For, to mention a few instances out of many to avoid prolixity, who that saw his lawless and corrupt conduct toward Semele, Leda, Alcmene, Artemis, Leto, Maia, Europe, Danae, and Antiope, or that saw what he ventured to take in hand with regard to his own sister, in having the same woman as wife and sister, would not scorn him and pronounce him worthy of death? For not only did he commit adultery, but he deified and raised to heaven those born of his adulteries, contriving the deification as a veil for his lawlessness: such as Dionysus, Heracles, the Dioscuri, Hermes, Perseus, and Soteira. 2. Who, that sees the so-called gods at irreconcileable strife among themselves at Troy on account of the Greeks and Trojans, will fail to recognise their feebleness, in that because of their mutual jealousies they egged on even mortals to strife?

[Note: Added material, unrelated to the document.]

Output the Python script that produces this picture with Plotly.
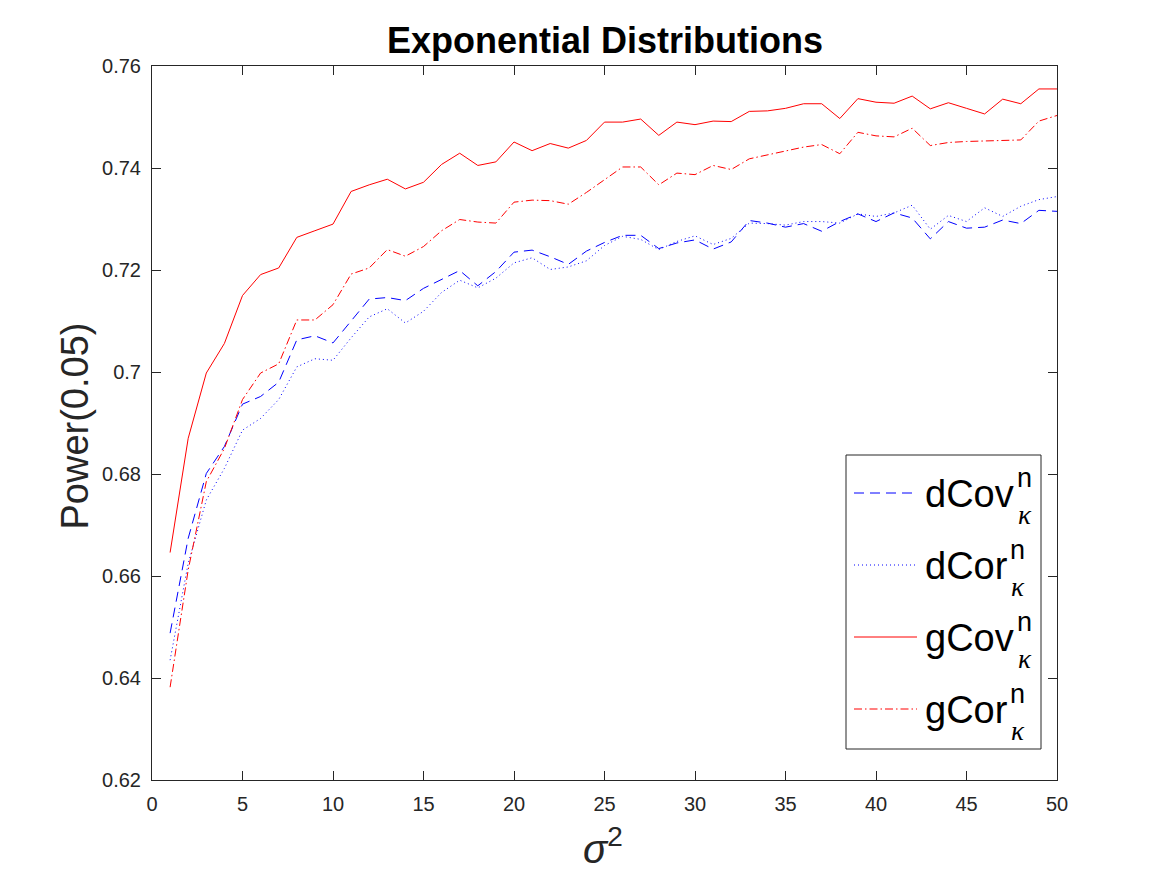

Who, that sees Ares and Aphrodite wounded by Diomed, or Hera and Aïdoneus from below the earth, whom they call a god, wounded by Heracles, Dionysus by Perseus, Athena by Arcas, and Hephæstus hurled down and going lame, will not recognise their real nature, and, while refusing to call them gods, be assured (when he hears that they are corruptible and passible) that they are nothing but men 128 , and feeble men too, and admire those that inflicted the wounds rather than the wounded? 3. Or who that sees the adultery of Ares with Aphrodite, and Hephæstus contriving a snare for the two, and the other so-called gods called by Hep. 11 phæstus to view the adultery, and coming and seeing their licentiousness, would not laugh and recognise their worthless character? Or who would not laugh at beholding the drunken folly and misconduct of Heracles toward Omphale? For their deeds of pleasure, and their unconscionable loves, and their divine images in gold, silver, bronze, iron, stone, and wood, we need not seriously expose by argument, since the facts are abominable in themselves, and are enough taken alone to furnish proof of the deception; so that one’s principal feeling is pity for those deceived about them. 4. For, hating the adulterer who tampers with a wife of their own, they are not ashamed to deify the teachers of adultery; and refraining from incest themselves they worship those who practise it; and admitting that the corrupting of children is an evil, they serve those who stand accused of it and do not blush to ascribe to those they call gods things which the laws forbid to exist even among men.


Footnotes

10:128

This explanation of gods as deified men is known as Euhemerism, from Euhemerus, who broached the theory in the third century, b.c. (supra, 10, note 1); but ‘there were Euhemerists in Greece before Euhemerus’ (Jowett’s Plato, 2. 101). The Fathers very commonly adopt the theory, for which, however, there are very slight grounds. Such cases as those of Antinous and the Emperors, as well as the legends of heroes and demigods, gave it some plausibility (see Döllinger; Gentile and Jew, vol. i. p. 344, Eng. Tr.).